The NBA’s decades of work building its business in China are suddenly at risk.
The US basketball league originally seemed willing to placate China after Houston Rockets general manager Daryl Morey, in a now-deleted tweet, voiced his support for the Hong Kong protesters. But NBA commissioner Adam Silver today issued a statement taking a firmer stance in support of free expression that has already prompted a backlash from the NBA’s partners in China.
“Values of equality, respect and freedom of expression have long defined the NBA—and will continue to do so,” Silver said. “As an American-based basketball league operating globally, among our greatest contributions are these values of the game.” He added that people around the world will inevitably have different viewpoints. It’s not the NBA’s role to adjudicate those differences or regulate what people in the league choose to say, he said.
The response from China came quickly. Chinese state television, CCTV, suspended its plans to broadcast the NBA pre-season in China and condemned Silver’s remarks. Smartphone maker Vivo, which was set to sponsor upcoming exhibition games, has halted cooperation with the NBA, as has Tencent, the Chinese internet giant that serves as the NBA’s digital media partner in China.
The stakes are high for the NBA. It spent years laying the foundations for its business in China, and launched NBA China—a separate organization collectively owned by the NBA team owners—in 2008. The NBA has become China’s most popular sports league, and for the league, China is one of its most valuable markets outside the US. “Today, NBA China is well past $4 billion,” NBA deputy commissioner Mark Tatum told Forbes in an interview last year.

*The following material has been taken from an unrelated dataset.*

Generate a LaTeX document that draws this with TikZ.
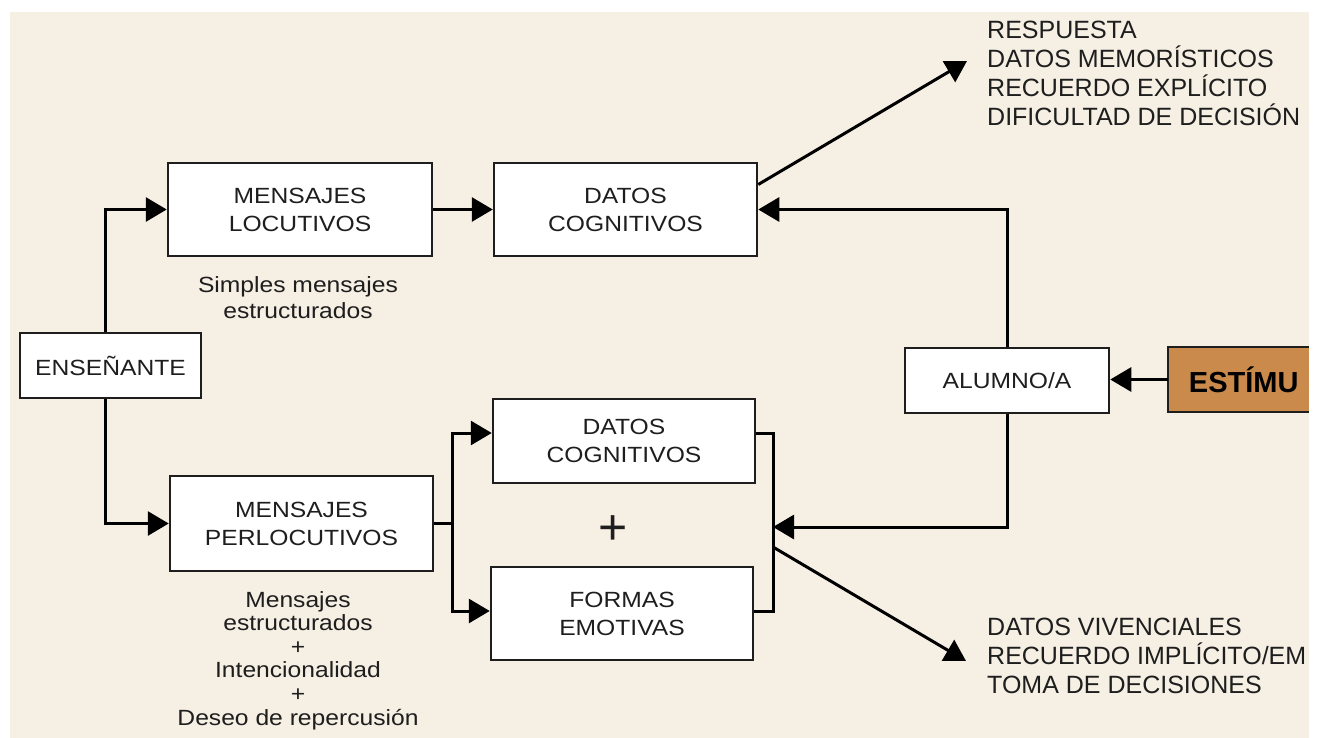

Live streaming of games is key to that business. Tatum pointed out that Tencent streams the NBA “to hundreds of millions of people every morning and every day.” This year, the league expanded that longstanding partnership with the company: Tencent said 490 million Chinese fans watched some form of NBA programming on its platform. The NBA’s relationship with CCTV had also continued to grow. Both are important to NBA China. Tatum said that distribution of content is its fastest-growing revenue stream in China, and while the league also makes money off sponsorships and merchandising, those lines would struggle without broadcasts of games.
Access to all those Chinese viewers is now under threat. The Hong Kong protests have been a highly sensitive issue for the Beijing government and people online on China’s mainland. Now in their fourth month, the demonstrations, which started in reaction to a now-abandoned extradition law, have since turned into a call for free elections in the city and investigations into police conduct. International brands, such as luxury labels that look to China for sales, have found themselves entangled in the situation. Generally they’ve been quick to apologize, for fear of losing customers and access to the Chinese market. The NBA looked like it would follow suit—until Silver’s statement.
“They could lose their business in China,” Marc Ganis, a sports consultant, told Bloomberg. While he said he doesn’t expect that to happen because of the good will the NBA has built over the years, it could still be costly.
The costs might not only be to the NBA. Nike, the league’s exclusive apparel provider, and Under Armour have growing basketball businesses in China, thanks in part to their NBA connections. Their popularity isn’t likely to decline over night, particularly for Nike, which also works with China’s high-school basketball league. But fewer people watching their star athletes isn’t likely to help sales of jerseys or signature sneakers.